Beda instead advocates embracing the tools that have emerged organically from the Kubernetes community itself. He also points out the benefit of taking a Unix-like toolchain mindset of breaking down a problem into smaller chunks and feeding each one into the next. If an individual doesn’t like a piece of the chain, they can replace it with a similar solution of their own. For example, Carvel aims to accomplish this approach, providing a collection of single-purpose, composable tools that you can chain together. If you’d like to learn more about Carvel, there’s a great TGIK episode that covers the different tools and how they can work together.

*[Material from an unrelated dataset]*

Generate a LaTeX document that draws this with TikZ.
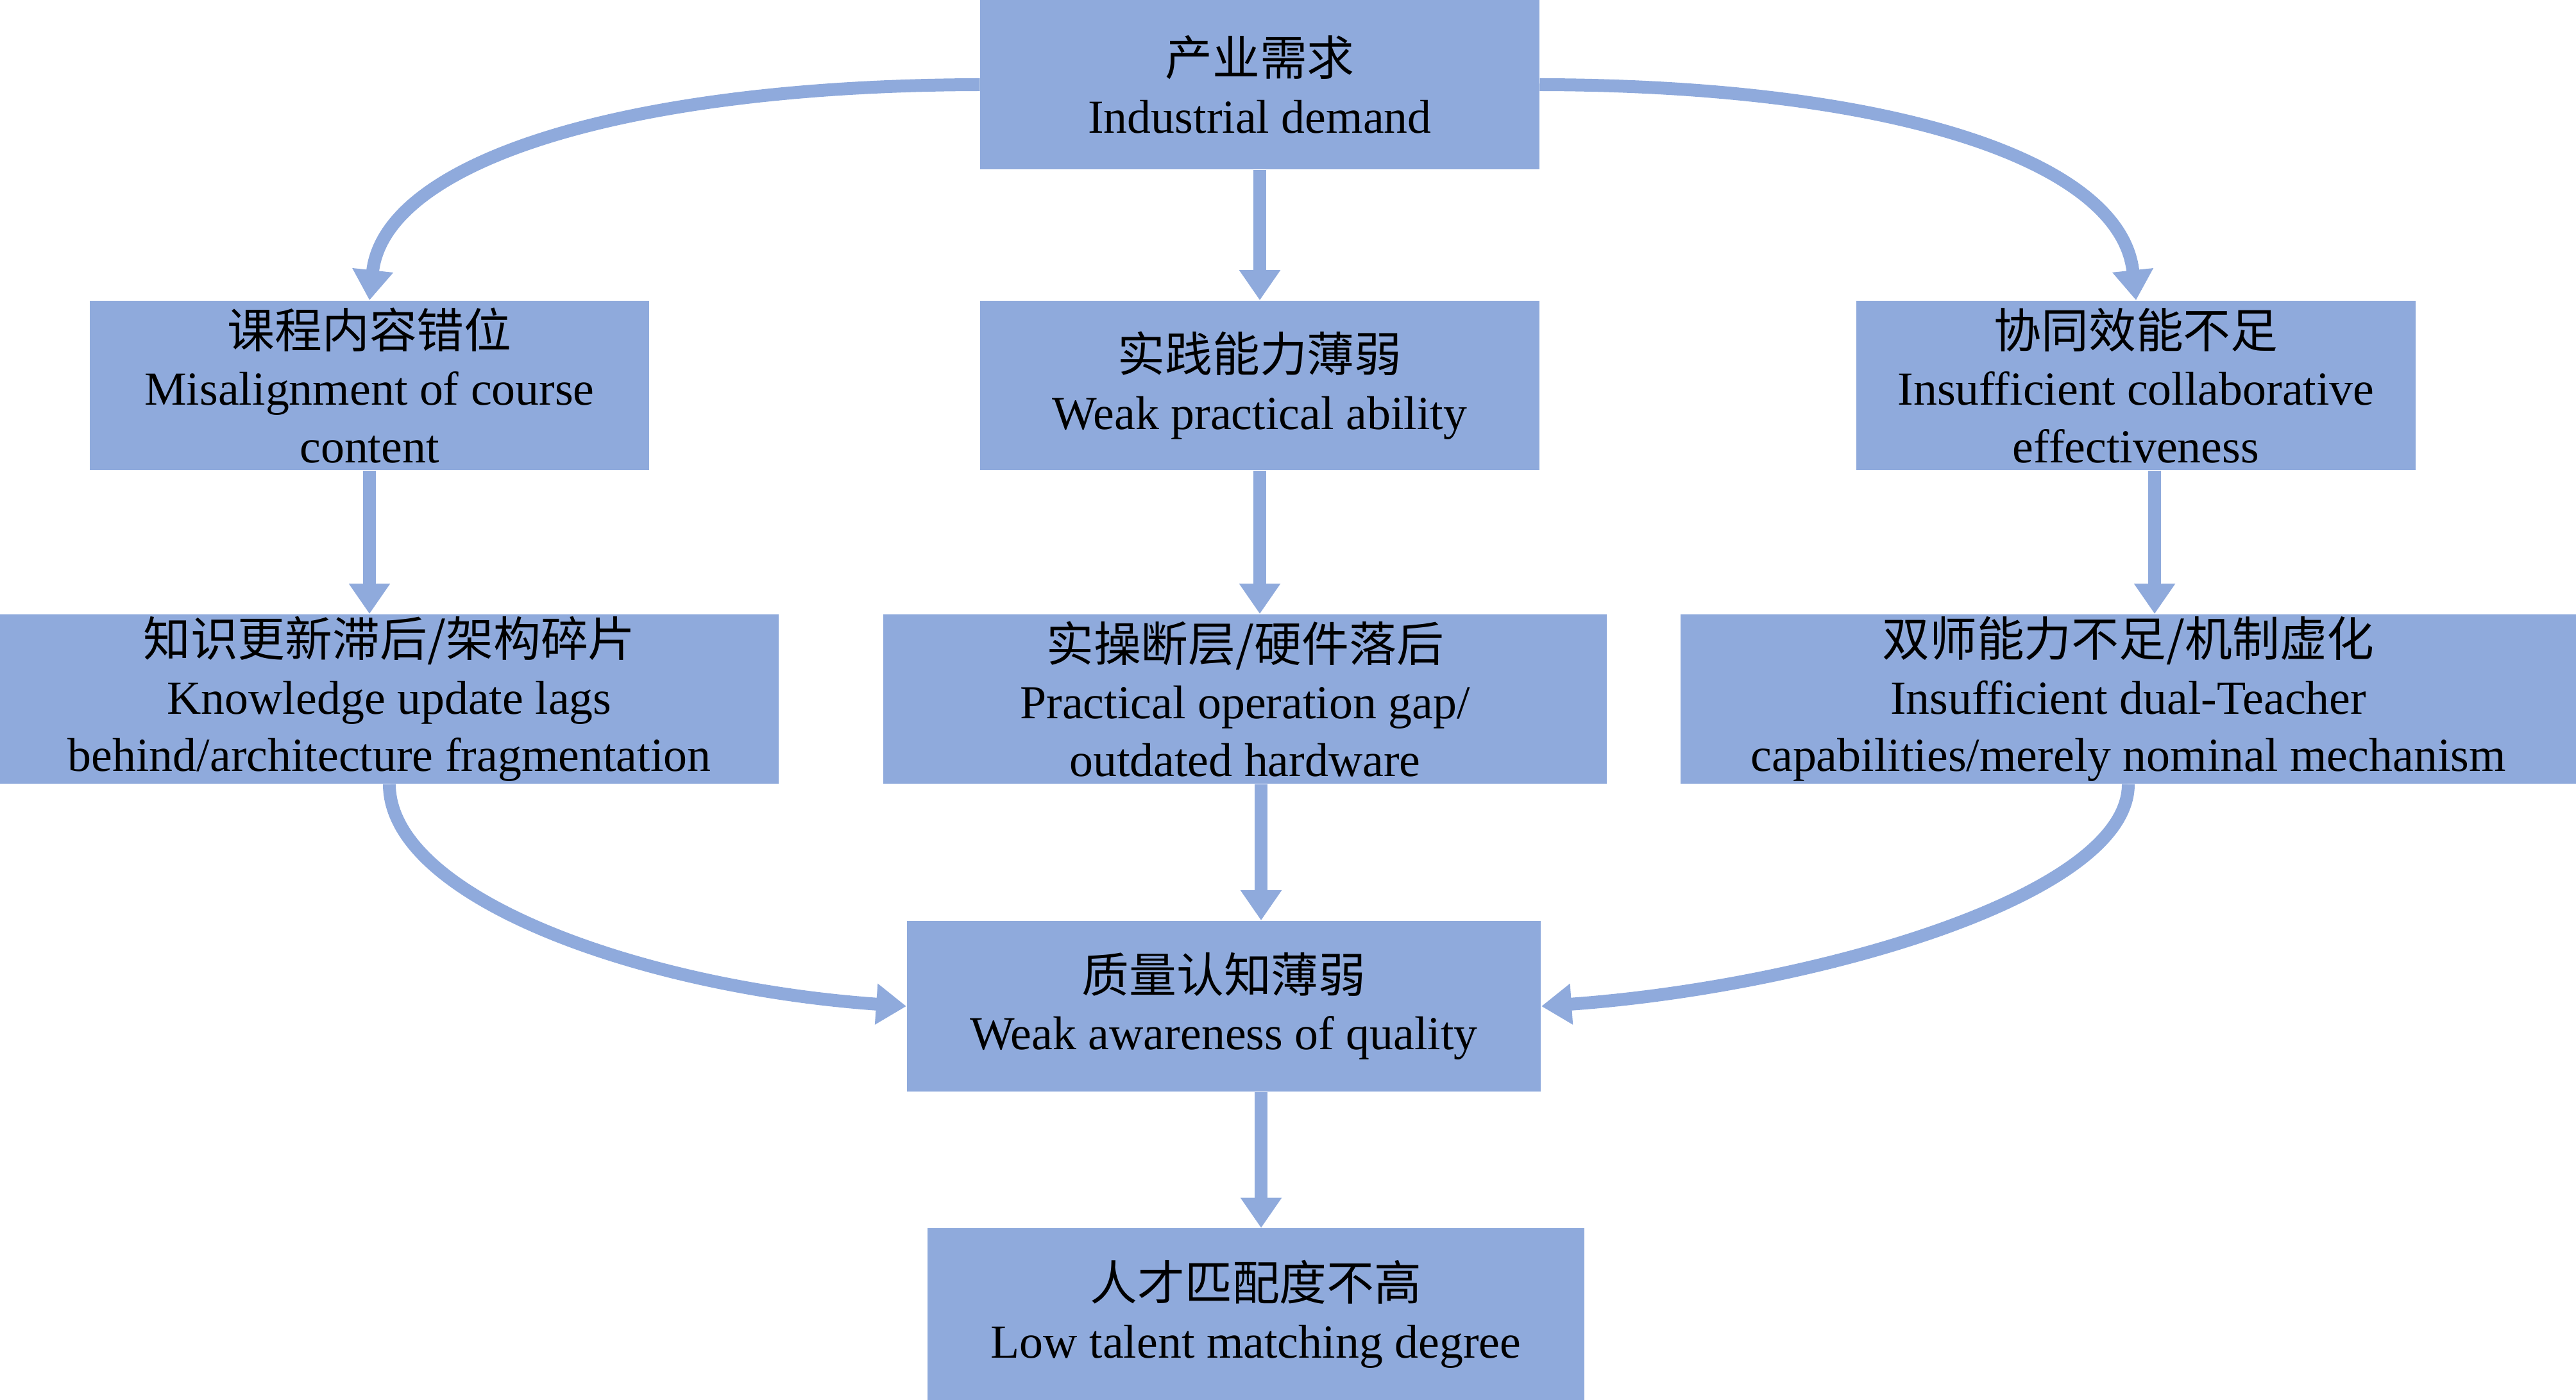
\documentclass[tikz,border=0pt]{standalone}
\usepackage{fontspec}
\setmainfont{Liberation Serif}
\newfontfamily\cjk{Noto Sans CJK SC}
\usetikzlibrary{arrows.meta, positioning}
\definecolor{boxblue}{HTML}{8FAADC}

\begin{document}
\begin{tikzpicture}[x=0.01cm, y=-0.01cm,
    blockbox/.style={rectangle, fill=boxblue, inner sep=0pt, align=center, minimum height=2.64cm, font=\fontsize{21}{25.5}\selectfont},
    flow/.style={draw=boxblue, line width=0.2cm, -{Triangle[width=0.61cm, length=0.47cm]}}]
    \useasboundingbox (0,0) rectangle (4016,2183);
    \node[blockbox, minimum width=8.71cm] at (1964,132) (demand) {{\cjk 产业需求}\\Industrial demand};
    \node[blockbox, minimum width=8.71cm] at (576,601) (course) {{\cjk 课程内容错位}\\Misalignment of course\\content};
    \node[blockbox, minimum width=8.71cm] at (1964,601) (practice) {{\cjk 实践能力薄弱}\\Weak practical ability};
    \node[blockbox, minimum width=8.71cm] at (3330,601) (collab) {{\cjk 协同效能不足}\\Insufficient collaborative\\effectiveness};
    \node[blockbox, minimum width=12.14cm] at (607,1090) (knowledge) {{\cjk 知识更新滞后/架构碎片}\\Knowledge update lags\\behind/architecture fragmentation};
    \node[blockbox, minimum width=11.27cm] at (1941,1090) (hardware) {{\cjk 实操断层/硬件落后}\\Practical operation gap/\\outdated hardware};
    \node[blockbox, minimum width=13.96cm] at (3318,1090) (teacher) {{\cjk 双师能力不足/机制虚化}\\Insufficient dual-Teacher\\capabilities/merely nominal mechanism};
    \node[blockbox, minimum width=9.88cm, minimum height=2.66cm] at (1908,1569) (quality) {{\cjk 质量认知薄弱}\\Weak awareness of quality};
    \node[blockbox, minimum width=10.24cm, minimum height=2.67cm] at (1958,2049) (talent) {{\cjk 人才匹配度不高}\\Low talent matching degree};
    % straight links
    \draw[flow] (demand) -- (practice);
    \draw[flow] (course.south) -- (course.south |- knowledge.north);
    \draw[flow] (practice.south) -- (practice.south |- hardware.north);
    \draw[flow] ([xshift=0.29cm]collab.south) -- ([xshift=0.29cm]collab.south |- teacher.north);
    \draw[flow] ([xshift=0.25cm]hardware.south) -- ([xshift=0.25cm]hardware.south |- quality.north);
    \draw[flow] ([xshift=0.58cm]quality.south) -- ([xshift=0.58cm]quality.south |- talent.north);
    % curved links
    \draw[flow] (demand.west) .. controls (980,133) and (600,250) .. (course.north);
    \draw[flow] (demand.east) .. controls (2949,133) and (3307,250) .. (collab.north);
    \draw[flow] (knowledge.south) .. controls (607,1400) and (1000,1540) .. (quality.west);
    \draw[flow] (teacher.south) .. controls (3318,1400) and (2814,1540) .. (quality.east);
\end{tikzpicture}
\end{document}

So what’s the verdict? Is YAML the worst thing in the world? Is the hate overblown? Well, it’s your opinion and yours alone, just be sure to really reflect on why, exactly, you hold that opinion. Beda’s talk made me realize just how nuanced the common jokes about the pain of YAML really are, so if you have a spare half hour, be sure to watch it. Even if you’re a diehard YAML advocate, he still does a great job of putting into words the things that likely haven’t even crossed many people’s minds.